Tom Witowsky (@devgummibeer) shared on Twitter a scaling issue with his service opendor.me, which helps any developer share and highlight their open source work. As the service grows, more and more data is stored in the database and needs to be browsed. One particularly slow query that he needed help optimizing is fetching random users, organizations, and repositories that are already part of the service.
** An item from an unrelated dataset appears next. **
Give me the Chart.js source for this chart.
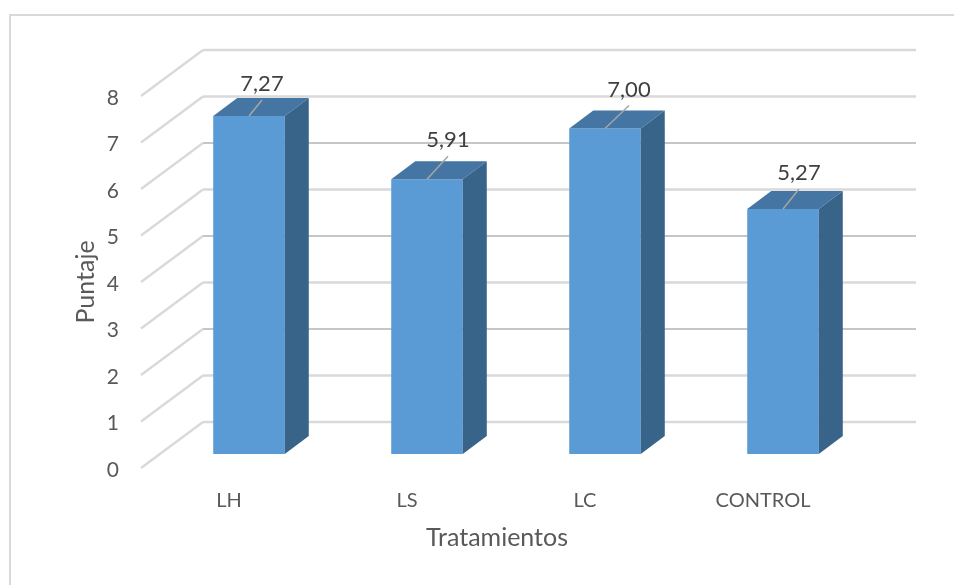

The following query illustrates the problem reduced to its important component:
SELECT * FROM repositories ORDER BY RANDOM() LIMIT 3
Before we look at how the query can be optimized, we need to understand how the database processes such a query. Databases are excellent at optimizing most queries you ask them to perform, but they have their limits. However, selecting some random rows is an SQL antipattern as databases don’t have optimizations for this use case. Ordering records in a random order involves these operations:
- Load all rows into memory matching your conditions
- Assign a random value RANDOM() to each row in the database
- Sort all the rows according to this random value
- Retain only the desired number of records from all sorted records
This is a trivial task for the database if you only have a few records, but the more records you have, the less efficient this approach will be. Loading all records into memory can still be done efficiently with slightly larger tables, but sorting all of them will become significantly slower as the size of the database increases. Any database has a limit on the size of data that can be sorted in memory to ensure the stability of the database server. MySQL controls the maximum amount of data that can be sorted in memory via the sort_buffer_size setting, while PostgreSQL uses the work_mem variable. On both systems, these values are typically less than 10MB. Because of this, to sort a large data set the database creates a temporary file to sort small chunks one at a time and merge them together later. Depending on the size many read and write operations are required.
Trying different Approaches
A simple solution is to use a column with sequential numbers. This column can be an existing primary key or a new column added for this purpose. The query uses a random number in the range of the column’s values:
SELECT * FROM repositories WHERE id IN( SELECT floor(random() * (COUNT(*)) + 1) FROM repositories UNION SELECT floor(random() * (COUNT(*)) + 1) FROM repositories UNION SELECT floor(random() * (COUNT(*)) + 1) FROM repositories )
The approach is simple, but also has many problems:
- Deleting records produces gaps in the continous range which must be refilled.
- You cannot use conditions in the query or else there will be gaps.
- Records can appear more than once in the result set.
The idea of using a randomized offset can be further improved. Instead of specifying a particular row and forcing the dataset to have no gaps, the random value is used to indicate the starting point of a range search:
SELECT * FROM repositories WHERE id <= (SELECT floor(random() * (COUNT(*)) + 1) FROM repositories) LIMIT 3
The approach solves both previous problems but has new problems:
- The gaps created by deletions cause an imbalance.Deleting some consecutive records will lead to a higher probability of the next record
- Excluding some rows by conditions causes gaps that also cause an imbalance
- Some random values will result in a smaller number of records than intended (e.g. a very low random value)
The last approach is the best one so far. Selecting random records based on a range search satisfiable by an index is promising. Based on the last approaches, a solution needs to have the following properties:
- Gaps must not lead to imbalances
- A selected random starting point must be able to lead to the desired number of results, independent of the value
There is a functionality in databases that fulfills all these conditions. One can use the spatial extensions to assign a random value to each row in a two-dimensional space, thus creating a perfectly random distribution for a large number of records. With only a few records the distribution is not as perfect:
The following solution is built for PostgreSQL, but can be easily applied to any other database. To use the spatial functionality, we add a column to the table with a spatial data type for a point in two-dimensional space and update all previous values with a random value. To make the implementation efficient, we also create an index for this column.
ALTER TABLE repositories ADD COLUMN randomness point; UPDATE opendor SET randomness = point(random(), random()); CREATE INDEX repositories_randomness on repositories using spgist(randomness);
With the database now distributing all records uniformly in a two-dimensional space, the data can be queried. The query to find random values is now performed using the k-nearest neighbors (k-NN) algorithm indicated by the <-> operator with reference to a random point in the created two-dimensional space. Though the following query does not include any further conditions to narrow the result set, it is possible to do so and will not change the random distribution like in the failed former approaches.
SELECT * FROM repositories ORDER BY randomness <-> point(0.753,0.294) LIMIT 3;
This method is still fast with several million records and consistently takes less than 1 millisecond to execute. Database optimizations are very difficult sometimes, but there are solutions for event the most complex problems, you just have to get creative.